Андрей был крепче, властней и сильнее, чем изображает его здесь Жуковский. Что-то он дал ему от себя. Это не умаляет любви, сохранившейся до полувека.
«Вадим Новгородский» – первый опыт Жуковского в художественной прозе. Вещь неоконченная, напечатана в «Вестнике Европы» 1803 года, с простодушным примечанием Карамзина: «Молодой автор этой пьесы и мой приятель, г. Жуковский, известен читателям “Вестника Европы” по Греевой элегии, им переведенной».

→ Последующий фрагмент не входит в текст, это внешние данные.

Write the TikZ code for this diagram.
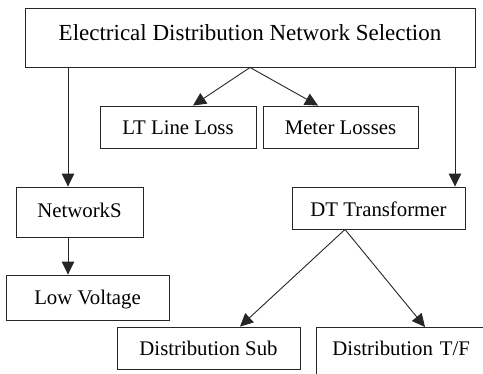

Не приходится скорбеть, что «Вадим» не закончен. Повесть – не мир Жуковского. Он лишен здесь главной своей прелести – воздушно-музыкального стиха. Остаются «чувствительность» и сладостность, вполне карамзинские. Карамзину должно было это нравиться. Сейчас отрывок интересен только как летопись души: введение к нему опять отзвук смерти Андрея. («Я не зрел твоей могилы; в отдаленном краю осыпает ее весна цветами – но тень твоя надо мной…» и т. д.)
Это все та же, меланхолически-мечтательная линия жизни внутренней. Она сильна и бесспорна в юном Жуковском, но не одна в нем. Никак нельзя представлять его себе только томным певцом, героем – поэтом «Сельского кладбища», скитающимся непрестанно у «светлых вод» и развесистых ив, оплакивая себя и погибших друзей. В нем была и другая сторона. Он любил жизненность, порядок, деятельность – но разумную, недаром плохо учился в детстве и хорошо в Благородном пансионе. Он и в Мишенском в эти годы много работал, читал, учился, переводил, сам писал.
В Москве живет Мерзляков, приятель по Дружескому Литературному Обществу, старше его лет на пять, уже бакалавр и преподаватель в университете. Из мишенско-белевского уединения Жуковский с ним переписывается. Мерзляков трезвый, даже не без едкости, практический человек, в литературе склонный к классицизму, с романтизмом Жуковского не мирившийся, все же принадлежавший к кругу Андрея Тургенева. Переписка живая, бодрая, есть в ней струйка, связанная и с Андреем, но вообще она очень жизненна: Мерзляков занят литературными делами Жуковского. Устраивает ему переводы, торгуется с издателями, зовет в Москву – «Вестник Европы» лишается Карамзина, надо работать там. Видно, что дела материальные весьма занимают Жуковского – иначе и быть не могло, хоть в Мишенском все же он должен жить и имея свой заработок. Для него, разумеется, важно, даст ли Зеленников за «Ильдигерду» пять рублей за лист или больше. Правда, что, занимаясь с учениками, Мерзляков представляет себе Жуковского под Белевом в виде Анакреона или Овидия, но Анакреону (на которого, кстати, Жуковский совсем похож не был) на что-то существовать надо, и он трудится неустанно. Кроме Шписа и Коцебу («Мальчик у ручья», вышедший в 1801 г.), над которыми работал и раньше, переводит – несколько позже – «Дон Кихота» в переделке Флориана. Это труд уж обширный. В 1804–1806 гг. «Дон Кихот» вышел в шести небольших томах. Стихи романсов и песен в нем переданы очень легко и гармонично.